Supplied information start

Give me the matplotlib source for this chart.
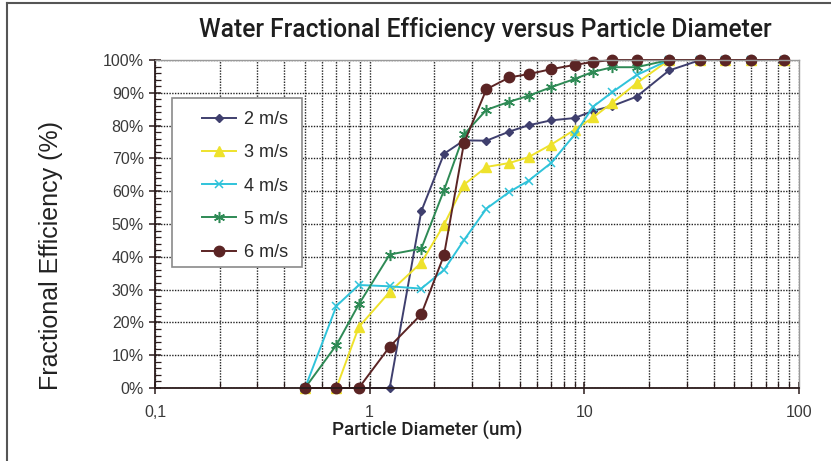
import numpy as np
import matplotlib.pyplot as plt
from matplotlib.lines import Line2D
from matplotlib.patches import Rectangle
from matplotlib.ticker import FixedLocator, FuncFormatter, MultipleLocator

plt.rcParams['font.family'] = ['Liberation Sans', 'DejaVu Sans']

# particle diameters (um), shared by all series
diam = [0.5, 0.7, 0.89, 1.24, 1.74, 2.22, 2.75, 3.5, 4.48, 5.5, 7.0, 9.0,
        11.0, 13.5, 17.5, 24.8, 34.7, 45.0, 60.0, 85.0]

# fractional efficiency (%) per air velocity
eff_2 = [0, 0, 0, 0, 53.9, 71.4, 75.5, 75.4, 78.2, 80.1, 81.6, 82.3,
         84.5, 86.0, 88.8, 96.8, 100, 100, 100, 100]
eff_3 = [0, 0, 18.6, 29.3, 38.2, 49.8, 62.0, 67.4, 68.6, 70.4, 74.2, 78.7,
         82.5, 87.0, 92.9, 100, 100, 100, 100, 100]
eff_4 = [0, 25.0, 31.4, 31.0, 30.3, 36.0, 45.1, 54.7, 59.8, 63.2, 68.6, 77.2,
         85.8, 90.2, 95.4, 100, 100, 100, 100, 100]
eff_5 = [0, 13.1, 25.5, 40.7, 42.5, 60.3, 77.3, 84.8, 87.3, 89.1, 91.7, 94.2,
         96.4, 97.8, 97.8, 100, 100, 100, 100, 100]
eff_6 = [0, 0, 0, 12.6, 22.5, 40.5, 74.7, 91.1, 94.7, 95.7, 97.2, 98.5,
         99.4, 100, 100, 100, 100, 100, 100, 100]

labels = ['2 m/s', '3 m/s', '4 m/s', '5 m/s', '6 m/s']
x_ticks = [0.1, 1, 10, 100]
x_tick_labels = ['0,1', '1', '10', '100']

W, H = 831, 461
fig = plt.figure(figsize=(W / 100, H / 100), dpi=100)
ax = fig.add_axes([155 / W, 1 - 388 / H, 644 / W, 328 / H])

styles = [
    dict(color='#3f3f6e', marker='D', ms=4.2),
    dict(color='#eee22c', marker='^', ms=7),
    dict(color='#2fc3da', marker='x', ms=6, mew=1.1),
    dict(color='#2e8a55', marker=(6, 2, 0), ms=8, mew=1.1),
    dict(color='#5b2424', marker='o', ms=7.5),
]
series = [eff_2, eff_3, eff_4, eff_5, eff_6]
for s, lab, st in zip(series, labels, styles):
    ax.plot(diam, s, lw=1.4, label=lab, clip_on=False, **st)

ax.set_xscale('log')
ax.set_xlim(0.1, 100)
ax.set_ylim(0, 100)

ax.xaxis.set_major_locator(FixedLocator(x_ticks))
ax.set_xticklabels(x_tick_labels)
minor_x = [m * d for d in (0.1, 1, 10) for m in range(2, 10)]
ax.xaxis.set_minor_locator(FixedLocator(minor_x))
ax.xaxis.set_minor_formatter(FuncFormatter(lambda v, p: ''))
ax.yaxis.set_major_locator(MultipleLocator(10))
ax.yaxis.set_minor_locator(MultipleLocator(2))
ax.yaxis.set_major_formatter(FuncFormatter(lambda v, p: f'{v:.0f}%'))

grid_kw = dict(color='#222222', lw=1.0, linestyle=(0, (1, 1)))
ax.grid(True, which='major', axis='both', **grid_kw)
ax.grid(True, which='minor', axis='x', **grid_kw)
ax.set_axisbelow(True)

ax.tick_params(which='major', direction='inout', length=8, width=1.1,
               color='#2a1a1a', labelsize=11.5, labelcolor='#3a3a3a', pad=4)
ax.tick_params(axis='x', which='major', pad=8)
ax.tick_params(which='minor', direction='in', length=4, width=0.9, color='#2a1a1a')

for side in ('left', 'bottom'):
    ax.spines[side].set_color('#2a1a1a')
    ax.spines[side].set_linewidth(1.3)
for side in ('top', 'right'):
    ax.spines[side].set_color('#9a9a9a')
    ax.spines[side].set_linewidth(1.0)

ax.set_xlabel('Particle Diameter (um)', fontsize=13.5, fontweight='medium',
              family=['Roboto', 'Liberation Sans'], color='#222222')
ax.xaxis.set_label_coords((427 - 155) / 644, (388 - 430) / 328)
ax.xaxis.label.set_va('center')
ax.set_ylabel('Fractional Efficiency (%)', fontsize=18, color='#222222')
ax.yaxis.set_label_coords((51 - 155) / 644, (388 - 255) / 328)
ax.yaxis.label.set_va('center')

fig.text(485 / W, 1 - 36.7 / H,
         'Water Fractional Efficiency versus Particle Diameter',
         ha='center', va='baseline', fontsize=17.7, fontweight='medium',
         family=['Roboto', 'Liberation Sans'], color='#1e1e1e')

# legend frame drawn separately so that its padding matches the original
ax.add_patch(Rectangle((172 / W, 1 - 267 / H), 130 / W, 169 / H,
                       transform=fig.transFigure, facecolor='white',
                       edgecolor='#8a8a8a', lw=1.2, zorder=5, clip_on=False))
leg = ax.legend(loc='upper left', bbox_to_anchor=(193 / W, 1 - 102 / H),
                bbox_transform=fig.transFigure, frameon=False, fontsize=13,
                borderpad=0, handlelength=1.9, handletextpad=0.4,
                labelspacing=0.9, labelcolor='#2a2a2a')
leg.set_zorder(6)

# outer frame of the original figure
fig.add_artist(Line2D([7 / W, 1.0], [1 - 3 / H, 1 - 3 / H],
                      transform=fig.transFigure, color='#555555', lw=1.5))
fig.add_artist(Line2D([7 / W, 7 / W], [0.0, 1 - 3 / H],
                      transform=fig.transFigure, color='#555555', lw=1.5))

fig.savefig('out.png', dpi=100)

Supplied information end

*What to produce*:
Write out an exact copy of the listing, first line through the line containing "11.0, 13.5, 17.5, 24.8, 34.7, 45.0, 60.0, 85.0]", with the pictures left out.

*Complete answer*:
Give me the matplotlib source for this chart.
import numpy as np
import matplotlib.pyplot as plt
from matplotlib.lines import Line2D
from matplotlib.patches import Rectangle
from matplotlib.ticker import FixedLocator, FuncFormatter, MultipleLocator

plt.rcParams['font.family'] = ['Liberation Sans', 'DejaVu Sans']

# particle diameters (um), shared by all series
diam = [0.5, 0.7, 0.89, 1.24, 1.74, 2.22, 2.75, 3.5, 4.48, 5.5, 7.0, 9.0,
        11.0, 13.5, 17.5, 24.8, 34.7, 45.0, 60.0, 85.0]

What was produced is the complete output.